Isaak early in his career with his Silvertone
model 1446 guitar (and 1484 amp in the background).
Photo © Vintage Guitar Magazine
All of your Sun heroes had heavyhitter guitar players. Do you have
favorites amongst them?
Oh, yeah. For example, my favorite guitar players ever were represented
very well on
Beyond the Sun. Scotty Moore, of course, who you just can't
give enough credit to—without Scotty, you might not have Sam Phillips.
What if Elvis had walked into a different studio with different people —
maybe somewhere that wouldn't have seen the talent and maybe said, "Hey,
let's put a string section behind this kid and we'll have a Southern
Dean Martin." And they would have cut two or three albums, maybe had a
regional hit. You know what I mean? But when you add Scotty Moore with
all those riffs, it was obviously something new. Scotty's a big part of
it. Elvis was part of a band, it wasn't just him. He had a great
producer and a great guitar player.
I don't know what the odds are for that. I've been lucky, and I'll take
my life over Elvis'. I've lived longer, I've had great friends, and my
band is great - I've been with them for 26 years and they're really fun
guys. But when a guy walks into a studio and the first guy you see says,
"Here's your producer, Sam Phillips. Here's your guitar player,
Scotty Moore. Bill Black on bass." You just go,
"Huh?!" That's what you
call lightning striking.
A whole lotta luck.
All at one time!
Luther Perkins and Johnny Cash had a similar story...

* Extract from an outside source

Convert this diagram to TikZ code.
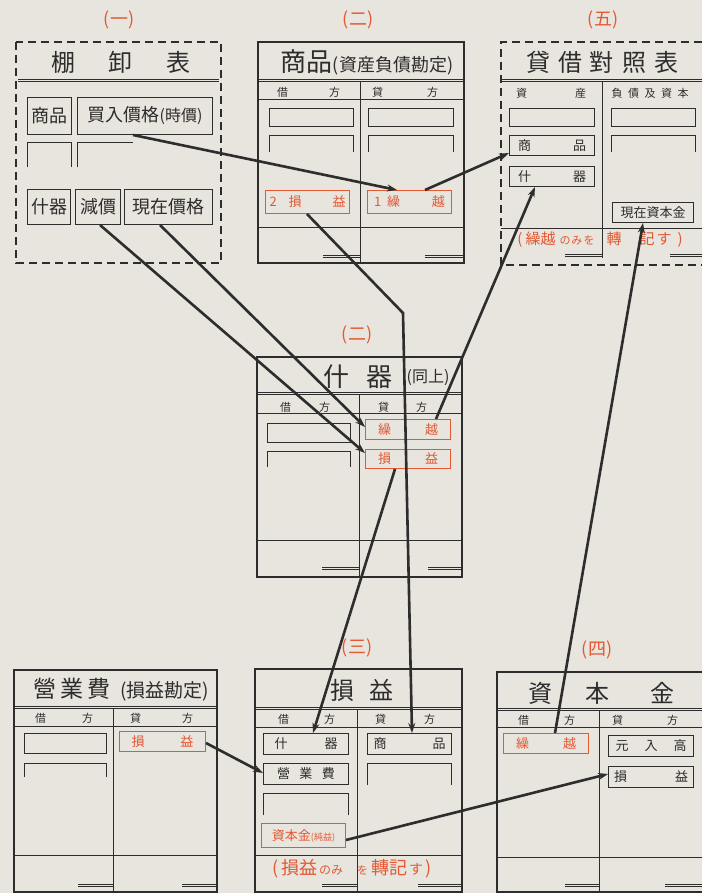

Oh, I love Luther Perkins (sings "I'm all alone, alone and blue. I've no
one to tell my troubles to.") And all of a sudden he stops the
instruments and goes, "Key of A, Luther." I'm dying!
And there's another one for Sam Phillips; so many guys would have walked
in with that and said, "We want the singer, but let's use our session
guys." And we would've lost the coolness of his sound. I mean, his
records are so cool because they're so simple.
There was another great player represented on this record, and he
actually sat in and gave us some insight on some of the songs — Roland
Janes. It was so much fun to hang with him; he's hilarious — a gentleman
and a really nice guy. He played on all those Jerry Lee Lewis records;
think about being the guitar player with Jerry Lee
Lewis - maybe the world's best piano player. That's a hard road, you
know what I mean? Yet, he doesn't have a bit of ego in him. He's smart,
and his choices on the guitar are like (sighs)... My god! I was talking
to James Burton, and I said, "James, why don't you teach me somethin'?"
He goes, "I'll teach ya somethin'. When in doubt,
play out," (laughs)! And it's hilarious, but it's true. And Roland is
the guy who has enough ego control that he doesn't start endlessly
noodling. He lets the song breathe. And he plays understated. Yet you
listen to him play, and there's such passion. It's so perfect. And
nobody sounds like him. Man he plays some stuff. I told Hershel Yatovitz,
my guitar player, who's damn good, "I listen, but I can't figure out
what he's doing." Hershel goes, "I can figure out what he's doin', but I
can't do it." It's his feel - so sophisticated it sounds simple. But it
Anyway, Roland was there. And when I introduced Hershel to him, I said,
"Uh, Hershel... meet Roland Janes," and his eyes went wide and he said,
"Oh, my god. I'm sorry, but I've been hearing your name a million times-everytime
we play something, he goes, you gotta listen to Roland Janes." And he
was right- I'd always told him that!
You've worked with Hershel for what, 15 years?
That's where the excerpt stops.